“Precisamos de um movimento ambientalista, e tal movimento não é muito efetivo se é conduzido como uma religião”
Michael Crichton
Sacrifícios para agradar aos deuses, são férteis ao longo da história. Mas sacrificar veados, gamos e javalis para agradar à deusa mãe-terra? Estranha proteção ambiental, esta…
Azambuja, Quinta da Torre Bela, Dezembro de 2020. 16 turistas espanhóis (esta é uma zona de caça turística), batem um recorde: abatem nada menos que 540 animais. Orgulhosos de tal massacre, divulgam o feito nas redes sociais, provocando tamanha onda de indignação, que já têm a conta fechada. Indignação que, da esquerda à direita, chegou aos partidos políticos.
Efetivamente, abundam questões a responder sobre este episódio: a Câmara Municipal sacode a água do capote para o Instituto de Conservação da Natureza, este diz que não foi informado, os números, por si só, podem configurar crime contra a natureza, como decorreu, que controlo sanitário, o destino da carne, etc., etc., muito há para esclarecer.

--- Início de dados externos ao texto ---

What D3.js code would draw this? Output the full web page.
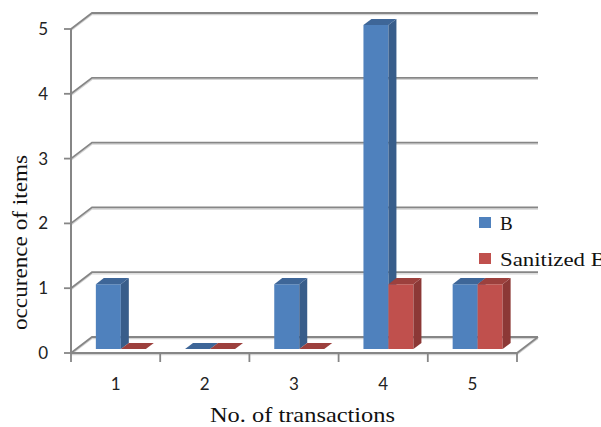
<!DOCTYPE html>
<html><head><meta charset="utf-8">
<script src="https://cdn.jsdelivr.net/npm/d3@7"></script>
<style>body{margin:0;background:#fff;overflow:hidden}svg{display:block}</style>
</head><body>
<script>
const categories = ["1","2","3","4","5"];
const seriesNames = ["B","Sanitized B"];
const valuesB = [1,0,1,5,1];
const valuesSanitized = [0,0,0,1,1];
const yTicks = [0,1,2,3,4,5];
const colors = {
  "B": {front:"#4F81BD", side:"#385D8A", top:"#3E6698"},
  "Sanitized B": {front:"#C0504D", side:"#8C3836", top:"#9C403D"}
};

const W = 601, H = 427;
const svg = d3.select("body").append("svg").attr("width", W).attr("height", H);

const x0 = 71, frontW = 446;
const DX = 21, DY = -16;          // depth offset of the back wall
const yScale = d3.scaleLinear().domain([0,5]).range([353,29]);
const xBand = d3.scaleBand().domain(categories).range([0, frontW]).padding(0);
const xSeries = d3.scaleBand().domain(seriesNames).range([0, xBand.bandwidth()]).paddingInner(0).paddingOuter(0.784);
const d1 = 0.25, d2 = 0.63;        // bar depth range

function P(xp, v, d){ return [x0 + xp + d*DX, yScale(v) + d*DY]; }

const grid = svg.append("g");
function drawLine(pts){
  grid.append("polyline").attr("points", pts.map(p=>[p[0],p[1]+1.6].join(",")).join(" "))
    .attr("fill","none").attr("stroke","#d4d4d4").attr("stroke-width",1.3);
  grid.append("polyline").attr("points", pts.map(p=>p.join(",")).join(" "))
    .attr("fill","none").attr("stroke","#868686").attr("stroke-width",1.8);
}
yTicks.forEach(t => drawLine([[x0, yScale(t)], P(0,t,1), P(frontW,t,1)]));
drawLine([[x0, yScale(0)], [x0+frontW, yScale(0)], P(frontW,0,1)]);
// vertical axis
grid.append("line").attr("x1",x0).attr("x2",x0).attr("y1",yScale(5)).attr("y2",yScale(0)+1)
  .attr("stroke","#868686").attr("stroke-width",2);
yTicks.forEach(t => {
  grid.append("line").attr("x1",x0-7).attr("x2",x0).attr("y1",yScale(t)).attr("y2",yScale(t))
    .attr("stroke","#868686").attr("stroke-width",1.8);
});
// x ticks
d3.range(categories.length+1).forEach(i => {
  const xx = x0 + i*xBand.step();
  grid.append("line").attr("x1",xx).attr("x2",xx).attr("y1",yScale(0)).attr("y2",yScale(0)+9)
    .attr("stroke","#868686").attr("stroke-width",1.8);
});

// bars
const bars = svg.append("g");
const data = [];
categories.forEach((c,i) => {
  data.push({cat:c, s:"B", v:valuesB[i]});
  data.push({cat:c, s:"Sanitized B", v:valuesSanitized[i]});
});
function poly(pts){ return pts.map(p=>p.join(",")).join(" "); }
data.forEach(d => {
  const xl = xBand(d.cat) + xSeries(d.s), xr = xl + xSeries.bandwidth();
  const col = colors[d.s];
  const g = bars.append("g");
  if (d.v > 0) {
    g.append("polygon").attr("points", poly([P(xl,0,d1),P(xr,0,d1),P(xr,d.v,d1),P(xl,d.v,d1)])).attr("fill",col.front);
    g.append("polygon").attr("points", poly([P(xr,0,d1),P(xr,0,d2),P(xr,d.v,d2),P(xr,d.v,d1)])).attr("fill",col.side);
  }
  g.append("polygon").attr("points", poly([P(xl,d.v,d1),P(xr,d.v,d1),P(xr,d.v,d2),P(xl,d.v,d2)])).attr("fill",col.top);
});

// y tick labels
svg.append("g").selectAll("text").data(yTicks).join("text")
  .attr("x", 48).attr("y", d => yScale(d)+6).attr("text-anchor","end")
  .attr("font-family","Lato, 'Liberation Sans', sans-serif").attr("font-size",17).attr("fill","#222")
  .text(d => d);
// x category labels
svg.append("g").selectAll("text").data(categories).join("text")
  .attr("x", d => x0 + xBand(d) + xBand.bandwidth()/2).attr("y", 390).attr("text-anchor","middle")
  .attr("font-family","Lato, 'Liberation Sans', sans-serif").attr("font-size",17).attr("fill","#222")
  .text(d => d);

// axis titles
svg.append("text").attr("x", 210).attr("y", 422)
  .attr("font-family","'Liberation Serif', 'Times New Roman', serif").attr("font-size",22).attr("fill","#111")
  .attr("textLength",185).attr("lengthAdjust","spacingAndGlyphs")
  .text("No. of transactions");
svg.append("text").attr("transform","translate(27,330) rotate(-90)")
  .attr("font-family","'Liberation Serif', 'Times New Roman', serif").attr("font-size",20).attr("fill","#111")
  .attr("textLength",175).attr("lengthAdjust","spacingAndGlyphs")
  .text("occurence of items");

// legend
const leg = svg.append("g");
seriesNames.forEach((s,i) => {
  const y = 217 + i*36;
  leg.append("rect").attr("x",479).attr("y",y).attr("width",12).attr("height",11).attr("fill",colors[s].front);
  const t = leg.append("text").attr("x",500).attr("y",y+13).attr("font-family","'Liberation Serif', 'Times New Roman', serif")
    .attr("font-size",19).attr("fill","#111").text(s);
  if (s.length > 1) t.attr("textLength",106).attr("lengthAdjust","spacingAndGlyphs");
});
</script>
</body></html>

Eu, não sendo caçador, tenho defendido a caça enquanto atividade rural, sustentável, com valor sociocultural, e pelas positivas externalidades que, bem gerida, proporciona ao ambiente. Mas só um lunático chamaria a isto conservação. Ou até caça, como muitos caçadores lusos têm advertido, visto tratar-se de um ato que também a eles envergonha.
Não obstante, a contestação à caça, por estes dias, sobe de tom. Compreensivelmente, os ambientalistas indignam-se. Pudera, não é preciso ser ambientalista para isso. Mas não será caso de contextualizar tudo isto? Fazendo-o talvez pudessem tirar algumas lições!
Vejamos: os animais estavam a atrapalhar o caminho da salvação do mundo: um eldorado solar para a Azambuja, um mega-parque com 775 hectares, um negócio de milhões. O projeto foi aprovado em Setembro. O Estudo de Impacto Ambiental ainda está, de momento, em consulta pública. Mas a coisa está em andamento: as árvores já foram cortadas e vendidas (já agora o processo de certificação deste produto é algo que também convém ser devidamente averiguado), os animais já vinham a diminuir, agora a eminência da sua saída – prevista no EIA – levou a isto (afinal, eram um ativo de muitos milhares de euros), e até a punição anunciada, a desclassificação da zona de exploração cinegética, vai ao encontro do pretendido — igualmente explícita no EIA.
Uma chacina de veados, gamos e javalis de legalidade duvidosa, uma enorme mancha florestal arrasada e perdida, em local assim destinado pelos instrumentos de gestão territorial em vigor, actividades de contacto e turismo de natureza, assim como paisagem, perdidos… Pode isto rimar com proteção ambiental?
Ou vamos entender de vez que não se pode ter sol na eira e chuva no nabal? Que não há empresas fofinhas e outras malvadas, antes que todas existem para fazer negócio, e as energias ditas limpas são um negócio como outro qualquer (com a agravante da obscuridade e das relações de dependência com a administração pública)? Que se não queremos lenha, ou gasóleo, ou barragens, ou centrais nucleares, para alimentar carros elétricos, telemóveis, aquecimento, etc., a energia tem que vir de algum lado? Que isto — matérias ambientais — não é uma questão de nós e eles, de radicalismo religioso, de 8 ou 80, mas sim a procura de equilíbrio, escrutínio, ponderação racional ou envolvimento?
Porque, parafraseando Crichton, a preocupação ambiental faz-nos falta, como episódios destes tão bem demonstram.